Pour les autres produits, notamment l’orge, le malt, les amidons et fécules, l’étude souligne que le niveau de protection totale dans l’UE, dépasse largement les niveaux de droits de douane tunisiens. « Si nous prenons l’exemple de l’orge, nous voyons que le niveau des droits de douane européens à 9,1%, masque une protection beaucoup plus élevé, en prenant en compte de l’effet des subventions. Ainsi, dans le cas d’une libéralisation des échanges pour l’orge, l’effet de dumping fragilisera la production tunisienne d’orge tandis qu’elle protègera fortement, la production européenne ».

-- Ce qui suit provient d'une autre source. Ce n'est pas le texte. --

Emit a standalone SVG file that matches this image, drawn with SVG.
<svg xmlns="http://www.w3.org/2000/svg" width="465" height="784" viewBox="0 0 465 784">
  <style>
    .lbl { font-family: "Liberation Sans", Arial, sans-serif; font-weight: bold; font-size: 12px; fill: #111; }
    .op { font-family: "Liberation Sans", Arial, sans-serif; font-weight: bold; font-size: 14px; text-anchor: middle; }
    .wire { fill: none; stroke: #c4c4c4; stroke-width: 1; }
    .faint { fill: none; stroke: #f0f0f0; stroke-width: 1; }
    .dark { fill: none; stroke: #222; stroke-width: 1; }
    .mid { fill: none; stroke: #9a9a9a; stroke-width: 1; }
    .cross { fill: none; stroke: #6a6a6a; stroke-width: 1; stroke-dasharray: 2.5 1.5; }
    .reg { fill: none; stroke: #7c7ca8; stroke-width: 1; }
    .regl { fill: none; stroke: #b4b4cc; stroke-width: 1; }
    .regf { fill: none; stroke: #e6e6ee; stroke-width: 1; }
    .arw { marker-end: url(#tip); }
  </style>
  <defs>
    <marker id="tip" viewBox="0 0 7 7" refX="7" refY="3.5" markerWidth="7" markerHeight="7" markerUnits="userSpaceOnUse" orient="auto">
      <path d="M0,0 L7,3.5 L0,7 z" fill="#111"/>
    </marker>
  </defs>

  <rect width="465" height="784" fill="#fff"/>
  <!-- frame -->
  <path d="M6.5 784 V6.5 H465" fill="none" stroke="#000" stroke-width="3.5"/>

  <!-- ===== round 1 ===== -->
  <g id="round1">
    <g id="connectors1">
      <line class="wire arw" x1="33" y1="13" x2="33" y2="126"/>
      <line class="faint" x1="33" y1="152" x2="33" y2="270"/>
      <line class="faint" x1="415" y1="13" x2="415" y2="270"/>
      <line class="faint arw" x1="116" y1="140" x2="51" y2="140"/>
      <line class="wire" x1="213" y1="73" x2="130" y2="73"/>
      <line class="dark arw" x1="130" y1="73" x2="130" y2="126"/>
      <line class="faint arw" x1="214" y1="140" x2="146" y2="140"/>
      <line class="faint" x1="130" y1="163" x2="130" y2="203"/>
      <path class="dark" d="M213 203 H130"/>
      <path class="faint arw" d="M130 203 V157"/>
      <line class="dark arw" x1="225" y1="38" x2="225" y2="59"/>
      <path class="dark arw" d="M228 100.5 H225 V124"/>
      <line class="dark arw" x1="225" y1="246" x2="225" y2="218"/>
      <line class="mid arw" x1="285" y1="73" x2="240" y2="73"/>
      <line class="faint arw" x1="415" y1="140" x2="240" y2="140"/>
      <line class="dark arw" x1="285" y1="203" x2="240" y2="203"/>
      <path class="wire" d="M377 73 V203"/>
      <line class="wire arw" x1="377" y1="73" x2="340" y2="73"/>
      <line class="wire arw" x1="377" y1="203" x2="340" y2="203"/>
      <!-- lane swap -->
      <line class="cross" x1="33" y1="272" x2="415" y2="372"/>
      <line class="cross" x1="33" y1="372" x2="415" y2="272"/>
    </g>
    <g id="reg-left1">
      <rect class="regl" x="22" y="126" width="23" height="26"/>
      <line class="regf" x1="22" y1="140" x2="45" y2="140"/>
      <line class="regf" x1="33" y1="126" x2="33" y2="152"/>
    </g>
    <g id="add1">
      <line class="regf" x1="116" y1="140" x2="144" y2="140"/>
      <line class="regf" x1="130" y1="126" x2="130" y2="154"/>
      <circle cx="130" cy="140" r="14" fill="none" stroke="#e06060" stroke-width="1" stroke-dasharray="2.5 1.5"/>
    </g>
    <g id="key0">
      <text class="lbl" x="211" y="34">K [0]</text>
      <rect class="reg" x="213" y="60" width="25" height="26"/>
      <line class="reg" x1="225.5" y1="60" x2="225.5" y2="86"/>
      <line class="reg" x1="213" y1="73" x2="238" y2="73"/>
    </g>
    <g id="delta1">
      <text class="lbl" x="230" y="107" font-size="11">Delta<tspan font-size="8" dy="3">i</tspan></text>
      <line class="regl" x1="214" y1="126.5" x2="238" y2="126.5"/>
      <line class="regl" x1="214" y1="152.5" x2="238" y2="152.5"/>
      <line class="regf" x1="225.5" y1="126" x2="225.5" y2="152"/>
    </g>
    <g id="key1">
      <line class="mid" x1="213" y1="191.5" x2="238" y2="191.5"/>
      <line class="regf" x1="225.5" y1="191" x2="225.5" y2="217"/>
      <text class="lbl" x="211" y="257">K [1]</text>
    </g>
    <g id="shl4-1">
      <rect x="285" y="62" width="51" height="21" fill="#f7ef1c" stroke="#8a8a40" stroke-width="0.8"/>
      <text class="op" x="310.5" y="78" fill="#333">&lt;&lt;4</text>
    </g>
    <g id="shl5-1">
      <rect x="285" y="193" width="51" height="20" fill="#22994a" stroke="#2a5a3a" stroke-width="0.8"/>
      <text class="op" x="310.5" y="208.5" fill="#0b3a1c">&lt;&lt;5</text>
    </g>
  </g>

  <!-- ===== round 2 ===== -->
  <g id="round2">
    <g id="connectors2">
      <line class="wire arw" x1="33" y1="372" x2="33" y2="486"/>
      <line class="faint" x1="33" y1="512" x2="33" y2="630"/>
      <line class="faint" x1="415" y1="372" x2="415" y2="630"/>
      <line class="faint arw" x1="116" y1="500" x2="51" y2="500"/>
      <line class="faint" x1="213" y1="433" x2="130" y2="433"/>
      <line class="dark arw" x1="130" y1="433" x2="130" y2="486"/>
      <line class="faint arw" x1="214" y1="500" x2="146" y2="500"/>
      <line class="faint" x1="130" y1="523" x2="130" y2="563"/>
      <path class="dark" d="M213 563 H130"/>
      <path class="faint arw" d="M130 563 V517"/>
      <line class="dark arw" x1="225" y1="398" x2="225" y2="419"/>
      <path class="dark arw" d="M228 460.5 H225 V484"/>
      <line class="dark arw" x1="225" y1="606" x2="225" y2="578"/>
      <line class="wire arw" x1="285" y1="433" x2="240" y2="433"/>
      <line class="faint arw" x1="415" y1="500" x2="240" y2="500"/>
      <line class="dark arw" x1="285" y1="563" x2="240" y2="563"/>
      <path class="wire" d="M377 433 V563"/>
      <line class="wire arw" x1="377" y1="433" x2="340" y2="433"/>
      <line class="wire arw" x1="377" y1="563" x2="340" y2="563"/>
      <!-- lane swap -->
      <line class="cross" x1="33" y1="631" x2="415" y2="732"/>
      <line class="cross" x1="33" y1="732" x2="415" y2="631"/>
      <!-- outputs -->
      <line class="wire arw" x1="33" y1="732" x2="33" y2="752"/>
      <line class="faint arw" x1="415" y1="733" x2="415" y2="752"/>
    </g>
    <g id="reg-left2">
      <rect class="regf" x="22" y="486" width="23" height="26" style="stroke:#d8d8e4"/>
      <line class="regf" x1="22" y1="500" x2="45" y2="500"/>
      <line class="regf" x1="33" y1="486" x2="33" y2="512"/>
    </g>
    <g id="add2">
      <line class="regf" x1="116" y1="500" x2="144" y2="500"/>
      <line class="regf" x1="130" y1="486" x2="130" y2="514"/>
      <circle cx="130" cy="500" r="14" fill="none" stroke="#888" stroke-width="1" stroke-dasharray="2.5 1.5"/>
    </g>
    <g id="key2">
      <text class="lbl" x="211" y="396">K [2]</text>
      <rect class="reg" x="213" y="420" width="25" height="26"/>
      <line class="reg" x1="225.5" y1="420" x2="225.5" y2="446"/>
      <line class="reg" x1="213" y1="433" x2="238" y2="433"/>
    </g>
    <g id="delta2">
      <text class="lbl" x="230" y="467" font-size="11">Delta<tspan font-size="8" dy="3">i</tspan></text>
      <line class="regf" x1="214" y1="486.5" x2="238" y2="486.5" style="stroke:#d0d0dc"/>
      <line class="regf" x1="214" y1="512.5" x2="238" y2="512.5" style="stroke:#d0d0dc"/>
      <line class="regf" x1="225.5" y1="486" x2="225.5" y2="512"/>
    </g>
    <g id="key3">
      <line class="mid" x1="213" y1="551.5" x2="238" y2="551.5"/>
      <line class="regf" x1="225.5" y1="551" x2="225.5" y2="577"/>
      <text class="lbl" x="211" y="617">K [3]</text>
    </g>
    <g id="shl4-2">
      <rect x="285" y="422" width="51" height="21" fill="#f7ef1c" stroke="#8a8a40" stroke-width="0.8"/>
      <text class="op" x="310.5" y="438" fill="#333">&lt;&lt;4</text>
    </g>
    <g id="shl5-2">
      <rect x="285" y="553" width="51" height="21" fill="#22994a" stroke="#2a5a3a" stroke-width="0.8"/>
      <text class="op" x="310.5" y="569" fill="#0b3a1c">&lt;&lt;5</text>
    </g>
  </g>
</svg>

« Cette estimation démontre que les négociations de l’ALECA pour le secteur agricole, en laissant de côté l’effet du soutien interne de l’UE, passent à côté des plus grands enjeux. En se focalisant uniquement, sur le démantèlement tarifaire dont les niveaux sont plutôt bas pour la partie européenne, la Tunisie risque de fragiliser profondément, sa filière céréalière déjà assez fragile ».
S’agissant des produits laitiers, l’étude montre que « les niveaux de dumping pour ces produits sont importants mais restent inférieurs aux niveaux estimés pour les produits céréaliers. Ces niveaux de dumping sont à prendre en compte dans le cadre d’une crise de la filière laitière qui frappe la Tunisie depuis 2015 ».
Favoriser une approche par liste positive
Les auteurs de cette étude recommandent de ne pas négocier un accord de libre échange pour le secteur agricole, tant que la question du soutien interne de l’UE n’est pas clarifiée au niveau de l’OMC. En d’autres termes, ne pas démanteler des lignes tarifaires de produits bénéficiant du soutien interne de l’UE et notamment les produits céréaliers, les produits laitiers, les viandes rouges et blanches, la volaille et les œufs, et ce, jusqu’à ce que la question du soutien interne de l’UE soit clarifiée au niveau de l’OMC.
Ils ont aussi, recommandé de négocier des régimes préférentiels au cas par cas comme pour l’huile d’olive, les crevettes ou le thon pour exporter dans l’UE et favoriser une approche par liste positive qui s’inscrit dans la continuité de l’approche suivie par la Tunisie jusqu’ici.